Further, they got into the individuality of their characters. Jason had us all make supporting roles for Will to steer us through rapids, and it felt very natural to work in a group in that way. There was never any shying away from dice to 'play it out'.

My favorite moment was when we came out of the dungeon, Robin Hood on John Little's shoulders. Jason said, "The Sheriff notices you, and he calls on his guards to attack you!" M., eyes wide, said, "You can't! We're dancing!" There was no expectation that this would simply be accepted, though. We went to the dice, knowing full-well that the outcome could not be in our favor. (it ended up in our favor)

In short, they jumped into roleplaying, conflict resolution, and the responsibility of being a player.

As for improv and roleplaying not necessarily being compatible, is there argument about this?

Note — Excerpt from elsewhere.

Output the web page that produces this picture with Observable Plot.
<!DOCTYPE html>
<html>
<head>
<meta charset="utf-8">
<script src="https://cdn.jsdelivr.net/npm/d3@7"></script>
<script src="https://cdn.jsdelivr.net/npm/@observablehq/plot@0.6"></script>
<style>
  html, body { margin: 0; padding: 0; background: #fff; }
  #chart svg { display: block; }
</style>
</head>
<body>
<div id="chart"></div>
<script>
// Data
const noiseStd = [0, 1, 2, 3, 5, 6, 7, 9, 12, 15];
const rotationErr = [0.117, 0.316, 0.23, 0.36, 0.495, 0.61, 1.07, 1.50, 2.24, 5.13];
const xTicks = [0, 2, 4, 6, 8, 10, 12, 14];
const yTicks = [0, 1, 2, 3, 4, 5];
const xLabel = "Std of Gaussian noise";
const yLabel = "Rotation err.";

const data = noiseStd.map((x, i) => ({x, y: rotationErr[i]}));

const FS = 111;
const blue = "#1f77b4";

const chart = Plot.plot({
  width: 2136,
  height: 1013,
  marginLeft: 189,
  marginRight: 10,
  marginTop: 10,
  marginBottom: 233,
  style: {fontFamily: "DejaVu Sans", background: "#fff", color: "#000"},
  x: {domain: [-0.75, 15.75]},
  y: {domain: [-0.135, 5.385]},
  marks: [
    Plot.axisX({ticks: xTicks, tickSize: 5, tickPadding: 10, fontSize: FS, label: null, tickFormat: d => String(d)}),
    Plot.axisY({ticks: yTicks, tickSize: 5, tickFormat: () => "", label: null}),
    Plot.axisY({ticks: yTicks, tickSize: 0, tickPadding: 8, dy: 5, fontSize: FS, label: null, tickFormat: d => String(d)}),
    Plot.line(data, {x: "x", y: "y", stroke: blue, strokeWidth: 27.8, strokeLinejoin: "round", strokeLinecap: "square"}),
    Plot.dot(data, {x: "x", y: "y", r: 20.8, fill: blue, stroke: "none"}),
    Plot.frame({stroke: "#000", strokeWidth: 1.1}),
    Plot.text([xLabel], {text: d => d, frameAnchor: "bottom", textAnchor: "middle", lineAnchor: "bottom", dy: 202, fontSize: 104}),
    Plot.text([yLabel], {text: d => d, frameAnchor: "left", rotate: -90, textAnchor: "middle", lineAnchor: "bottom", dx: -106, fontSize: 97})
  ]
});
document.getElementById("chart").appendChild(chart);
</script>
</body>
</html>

Like any set of skills, improv techniques are useful in certain situations, and not so much in others. We've had some tetchy experiences with uncontrolled 'tag-outs' of characters at the table (automatically coming in as a supporting NPC in another person's scene), and I try to wait until there is a voiced need for a character before coming in as an NPC. I'd even go so far as to say that the weakest game in our Twilight:2000 series was the one where we went to improv instead of the system. The only thing from improv that I use in every single game I play is improv listening, but that's essentially an outgrowth of my desire for focus at the table. Am I reading this right, or is your objection even deeper than mine? Is this the right place to discuss this?